Just asserting that Behr varnish lasted 5 years on your house door is not convincing to me.
Again, I really believe that you are totally sincere and honestly do believe that this varnish is the greatest varnish put on god's green earth. But you are the _only_ person I have met that feels this way. And I 've met quite a few varnishers in doing this stuff professionally for 35 years .
But the point I'd like to impart to all of you people out there _besides_ Jay is this:
If you don't know the answer to a boat-related question, ask a mess of people. Then sort out the answers depending on your own "philosophy." That's what I do. I am shameless; I don't feel awkward doing this. I want the best answer possible for me and my client.
Taking the opinion of Jay...or me...and running with it is a sure path to disaster.
Well now, it is not my intention to start a tempest in a tea cup here.
And, sadly the varnish that I used commercialy for some fifty years and exclusivley on my own boats is darn near impossible to obtain since the EPA decided that wooden boat owners, who maintain their bright work with certain natural resin varnishes, are major poluters to the environment.

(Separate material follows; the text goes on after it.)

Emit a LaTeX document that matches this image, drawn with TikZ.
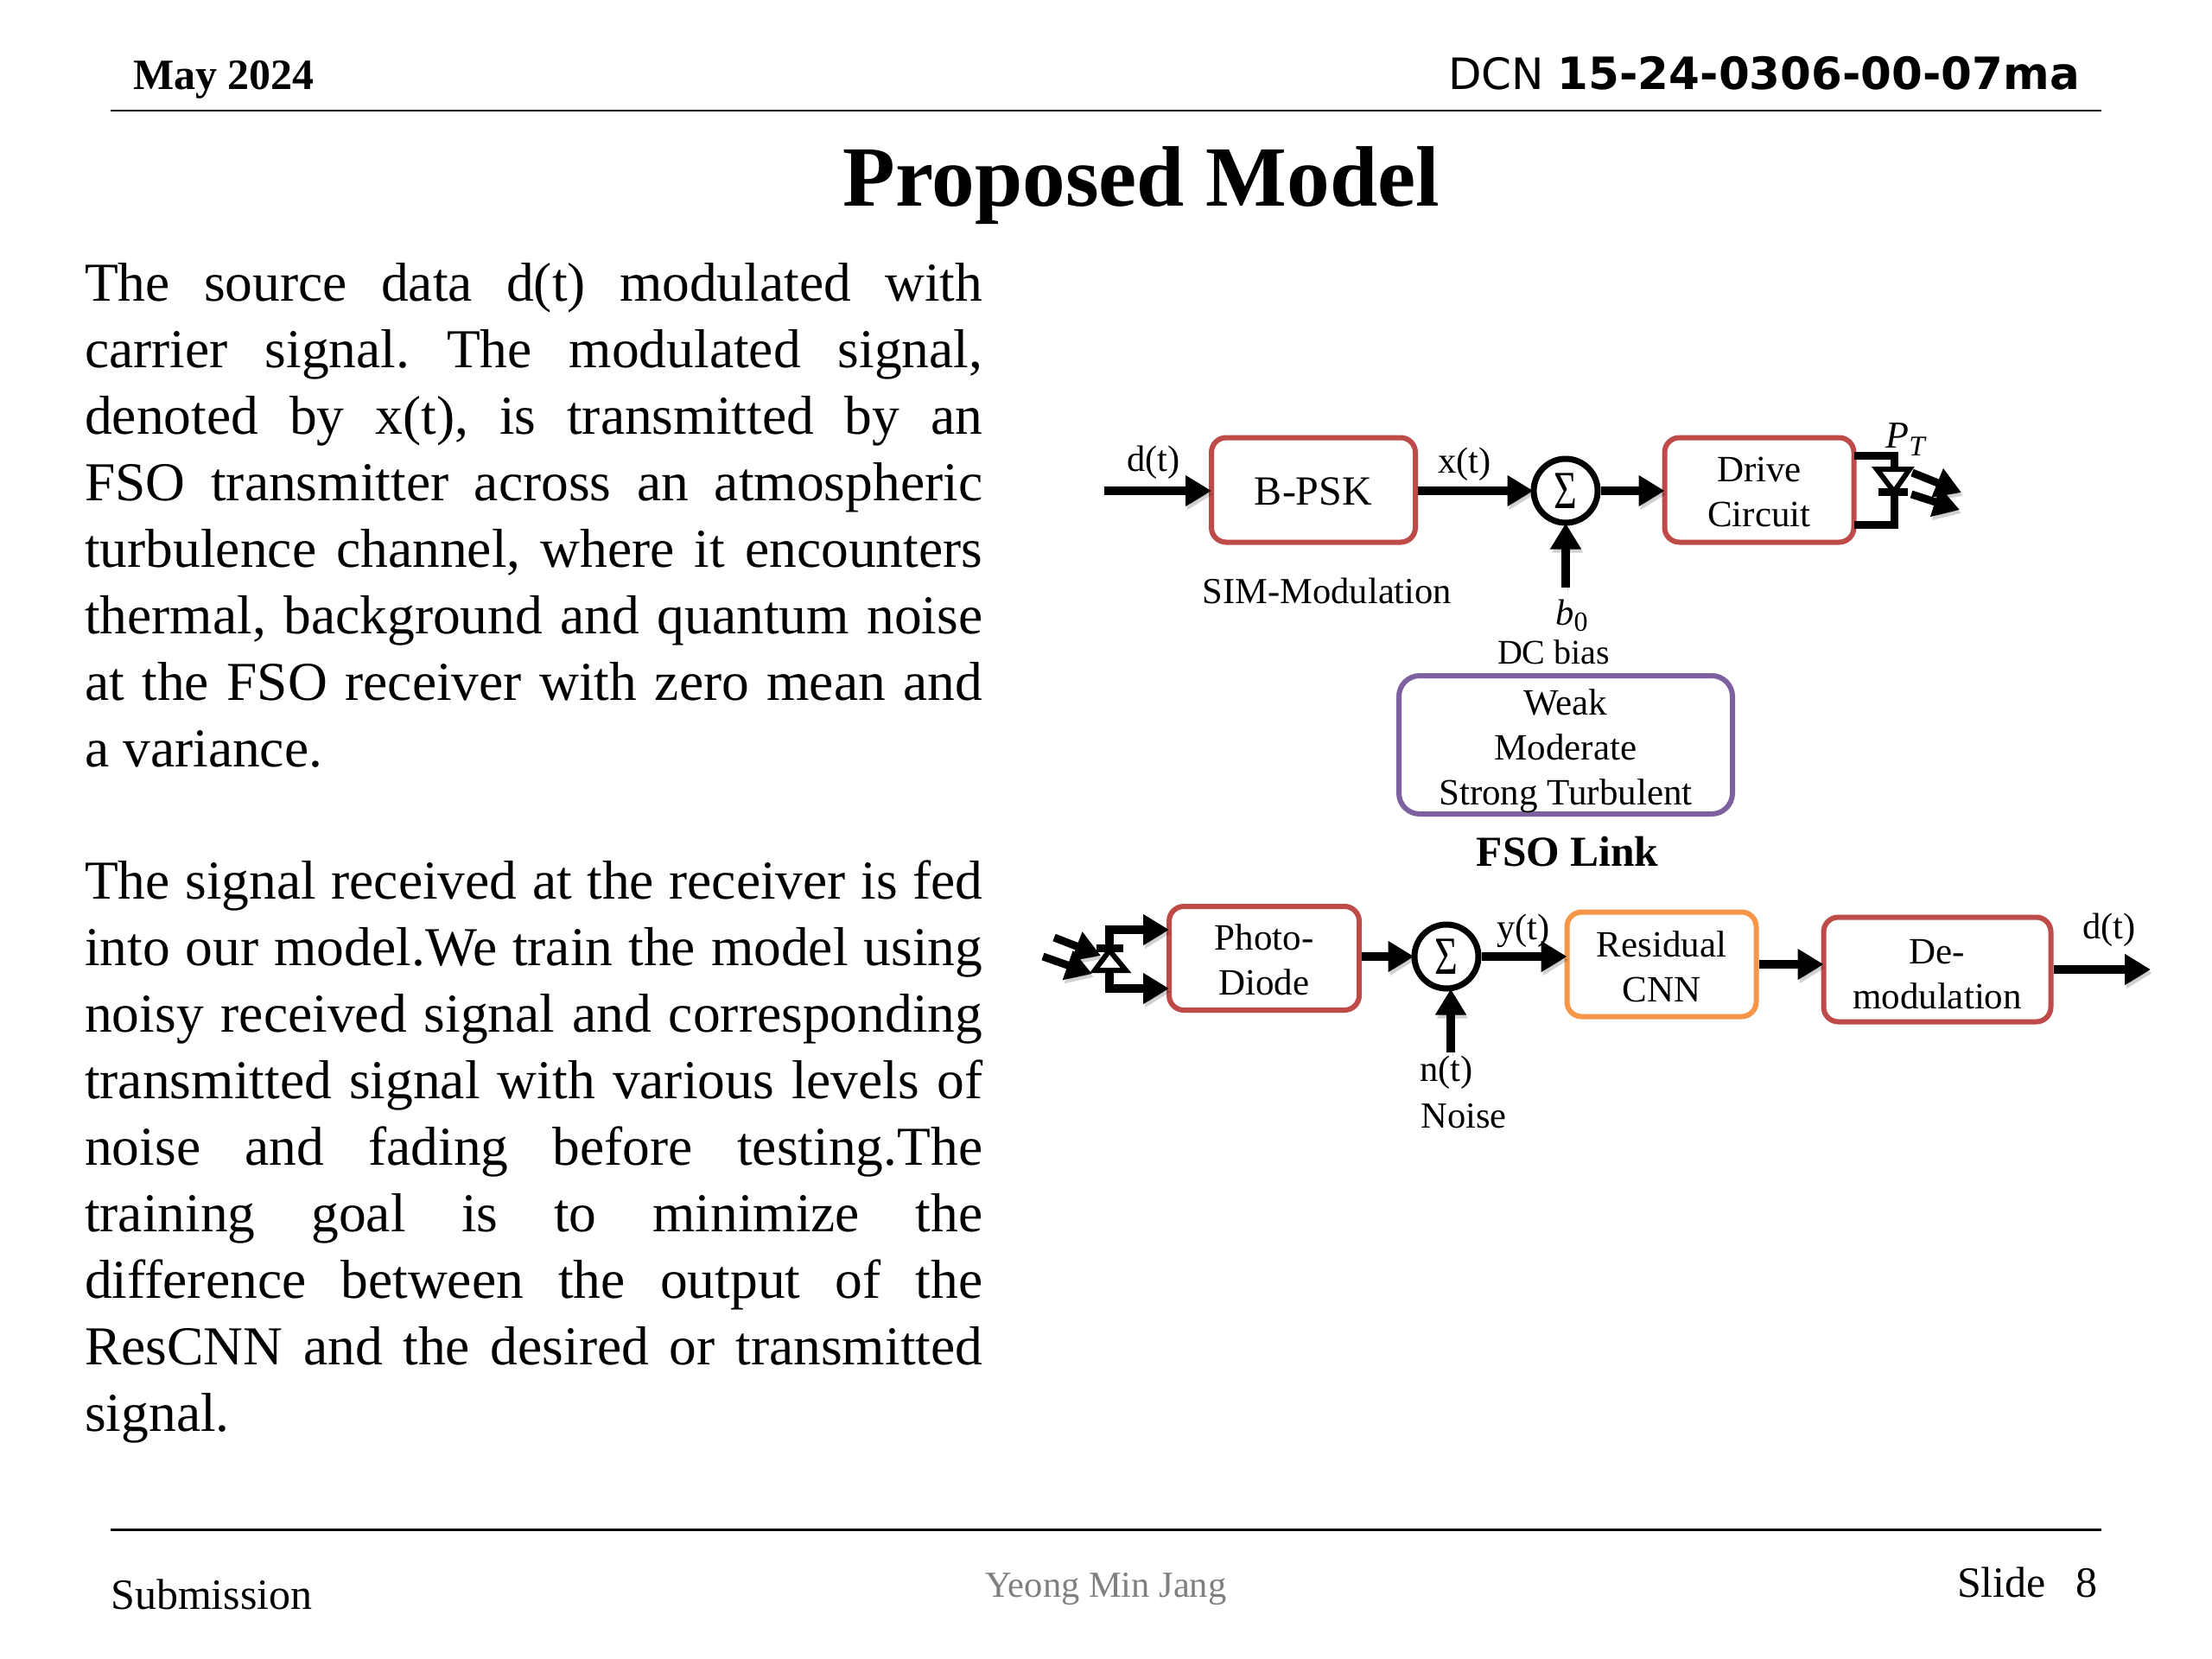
\documentclass[tikz,border=0pt]{standalone}
\usepackage{fontspec}
\usepackage{graphicx}
\setmainfont{Liberation Serif}
\newfontfamily\dvs{DejaVu Sans}
\usetikzlibrary{arrows.meta}
\definecolor{boxred}{HTML}{BE4B48}
\definecolor{boxorange}{HTML}{F79646}
\definecolor{boxpurple}{HTML}{7D60A0}
\newcommand{\fs}[1]{\fontsize{#1pt}{#1pt}\selectfont}
\newcommand{\jl}[1]{\hbox to 1039pt{#1}}
\newcommand{\bigsum}{\scalebox{1}[1.35]{Σ}}
\tikzset{
  x=1pt,y=-1pt,
  lbl/.style={inner sep=0pt,font=\fs{42.5},align=center},
  redbox/.style={draw=boxred,line width=6pt,rounded corners=17pt,inner sep=0pt,font=\fs{43},align=center,fill=white},
  orbox/.style={redbox,draw=boxorange},
  pubox/.style={redbox,draw=boxpurple,rounded corners=24pt},
  sumc/.style={circle,draw=black,line width=7pt,minimum size=74pt,inner sep=0pt,font=\fs{46},fill=white},
  shad/.style={preaction={draw=black,opacity=.18,transform canvas={xshift=2pt,yshift=-4pt}}},
  conn/.style={shad,line width=10pt,shorten >=-3pt,-{Triangle[length=30pt,width=34pt]}},
  wire/.style={line width=9pt},
  lightarrow/.style={shad,line width=9pt,-{Triangle[length=30pt,width=34pt]}},
  rule/.style={line width=2.5pt},
  para/.style={anchor=north west,inner sep=0pt,font=\fs{63.5},align=left},
}
\begin{document}
\begin{tikzpicture}
\useasboundingbox (0,0) rectangle (2560,1920);
\fill[white] (0,0) rectangle (2560,1920);
% header
\coordinate (hl) at (128,128); \coordinate (hr) at (2432,128);
\draw[rule] (hl) -- (hr);
\node[anchor=base west,inner sep=0pt,font=\fs{50}\bfseries] (date) at (154,103) {May 2024};
\node[anchor=base east,inner sep=0pt,font=\fs{50}] (dcn) at (2407,103) {{\dvs DCN }{\dvs\bfseries\fs{51.5}15-24-0306-00-07ma}};
\node[anchor=base,inner sep=0pt,font=\fs{99.3}\bfseries] (title) at (1321,238) {Proposed Model};
% body
\node[para] (p1) at (98,304) {\vbox{\baselineskip=77pt\frenchspacing
\jl{The source data d(t) modulated with}
\jl{carrier signal. The modulated signal,}
\jl{denoted by x(t), is transmitted by an}
\jl{FSO transmitter across an atmospheric}
\jl{turbulence channel, where it encounters}
\jl{thermal, background and quantum noise}
\jl{at the FSO receiver with zero mean and}
\hbox{a variance.}}};
\node[para] (p2) at (98,995.5) {\vbox{\baselineskip=77pt\frenchspacing
\jl{The signal received at the receiver is fed}
\jl{into our model.We train the model using}
\jl{noisy received signal and corresponding}
\jl{transmitted signal with various levels of}
\jl{noise and fading before testing.The}
\jl{training goal is to minimize the}
\jl{difference between the output of the}
\jl{ResCNN and the desired or transmitted}
\hbox{signal.}}};
% transmitter
\node[redbox,minimum width=236pt,minimum height=121pt,font=\fs{48}] (bpsk) at (1520,567) {\rule{0pt}{36pt}B-PSK};
\node[sumc] (s1) at (1812,568) {\bigsum};
\node[redbox,minimum width=219pt,minimum height=121pt] (drive) at (2036,567) {\rule{0pt}{33pt}Drive\\[9pt]Circuit};
\coordinate (din) at (1278,568);
\coordinate (b0end) at (1812,680);
\draw[conn] (din) -- (bpsk.west |- din);
\draw[conn] (bpsk.east |- s1.west) -- (s1.west);
\draw[conn] (s1.east) -- (drive.west |- s1.east);
\draw[conn] (b0end) -- (s1.south);
\node[lbl] (ld) at (1335,535) {d(t)};
\node[lbl] (lx) at (1695,537) {x(t)};
\node[lbl] (lsim) at (1536,684) {SIM-Modulation};
\node[lbl] (lb0) at (1819,712) {\textit{b}\fs{32}\raisebox{-7pt}{0}};
\node[lbl,font=\fs{40}] (ldc) at (1798,755) {DC bias};
\node[lbl,font=\fs{44}] (lpt) at (2206,509) {\textit{P}\raisebox{-9pt}{\fs{33}\textit{T}}};
% TX diode
\coordinate (ta) at (2146,527); \coordinate (tb) at (2192,527); \coordinate (tc) at (2192,545);
\coordinate (td) at (2192,569); \coordinate (te) at (2192,607); \coordinate (tf) at (2146,607);
\coordinate (t1) at (2172,543); \coordinate (t2) at (2210,543);
\coordinate (b1) at (2174,569); \coordinate (b2) at (2208,569);
\draw[wire,shad,line join=miter] (ta) -- (tb) -- (tc);
\draw[wire,shad,line join=miter] (td) -- (te) -- (tf);
\draw[line width=6pt,fill=white] (t1) -- (t2) -- (td) -- cycle;
\draw[wire] (b1) -- (b2);
\coordinate (e1a) at (2213,547); \coordinate (e1b) at (2270,570);
\coordinate (e2a) at (2212,572); \coordinate (e2b) at (2268,590);
\draw[lightarrow] (e1a) -- (e1b);
\draw[lightarrow] (e2a) -- (e2b);
% turbulence
\node[pubox,minimum width=386pt,minimum height=160pt] (turb) at (1812,862) {\rule{0pt}{44pt}Weak\\[9pt]Moderate\\[9pt]Strong Turbulent};
\node[lbl,font=\fs{49.5}\bfseries] (fso) at (1814,986) {FSO Link};
% receiver
\node[redbox,minimum width=220pt,minimum height=120pt] (photo) at (1463,1109) {\rule{0pt}{33pt}Photo-\\[9pt]Diode};
\node[sumc] (s2) at (1674,1107) {\bigsum};
\node[orbox,minimum width=219pt,minimum height=121pt] (res) at (1923,1116) {\rule{0pt}{36pt}Residual\\[9pt]CNN};
\node[redbox,minimum width=263pt,minimum height=121pt] (demod) at (2242,1122) {\rule{0pt}{40pt}De-\\[9pt]modulation};
\coordinate (ninp) at (1679,1218);
\coordinate (dout) at (2486,1122);
\draw[conn] (photo.east |- s2.west) -- (s2.west);
\draw[conn] (s2.east) -- (res.west |- s2.east);
\draw[conn] (res.east) -- (demod.west |- res.east);
\draw[conn] (demod.east) -- (dout);
\draw[conn] (ninp) -- (ninp |- s2.south);
\node[lbl] (ly) at (1763,1077) {y(t)};
\node[lbl] (ld2) at (2441,1076) {d(t)};
\node[lbl] (ln) at (1674,1241) {n(t)};
\node[lbl] (lnoise) at (1694,1292) {Noise};
% RX diode
\coordinate (ra) at (1284,1100); \coordinate (rb) at (1284,1076);
\coordinate (rd) at (1284,1122); \coordinate (re) at (1284,1144);
\coordinate (r1) at (1267,1123); \coordinate (r2) at (1303,1123);
\coordinate (r3) at (1269,1097); \coordinate (r4) at (1300,1097);
\draw[conn,line join=miter] (ra) -- (rb) -- (photo.west |- rb);
\draw[conn,line join=miter] (rd) -- (re) -- (photo.west |- re);
\draw[line width=6pt,fill=white] (r1) -- (r2) -- (ra) -- cycle;
\draw[wire] (r3) -- (r4);
\coordinate (i1a) at (1220,1085); \coordinate (i1b) at (1274,1106);
\coordinate (i2a) at (1207,1107); \coordinate (i2b) at (1264,1127);
\draw[lightarrow] (i1a) -- (i1b);
\draw[lightarrow] (i2a) -- (i2b);
% footer
\coordinate (fl) at (128,1770.5); \coordinate (fr) at (2432,1770.5);
\draw[rule] (fl) -- (fr);
\node[anchor=base west,inner sep=0pt,font=\fs{50}] (sub) at (128,1862) {Submission};
\node[anchor=base,inner sep=0pt,font=\fs{42.5},text=gray] (auth) at (1280,1848) {Yeong Min Jang};
\node[anchor=base east,inner sep=0pt,font=\fs{50}] (slide) at (2428,1848) {Slide\hspace{35pt}8};
\end{tikzpicture}
\end{document}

Certainly I have no reason to insist that others follow my choice of products other than in all the years I have been in the boat business I have found a few that work better than others at less labor and less expense that may make life easier for others.
By the way, one thing I do object to is flagrant and diliberate misquotation of information I have posted! I did not state that the varnish on the door of my house has lasted five years. It was nine.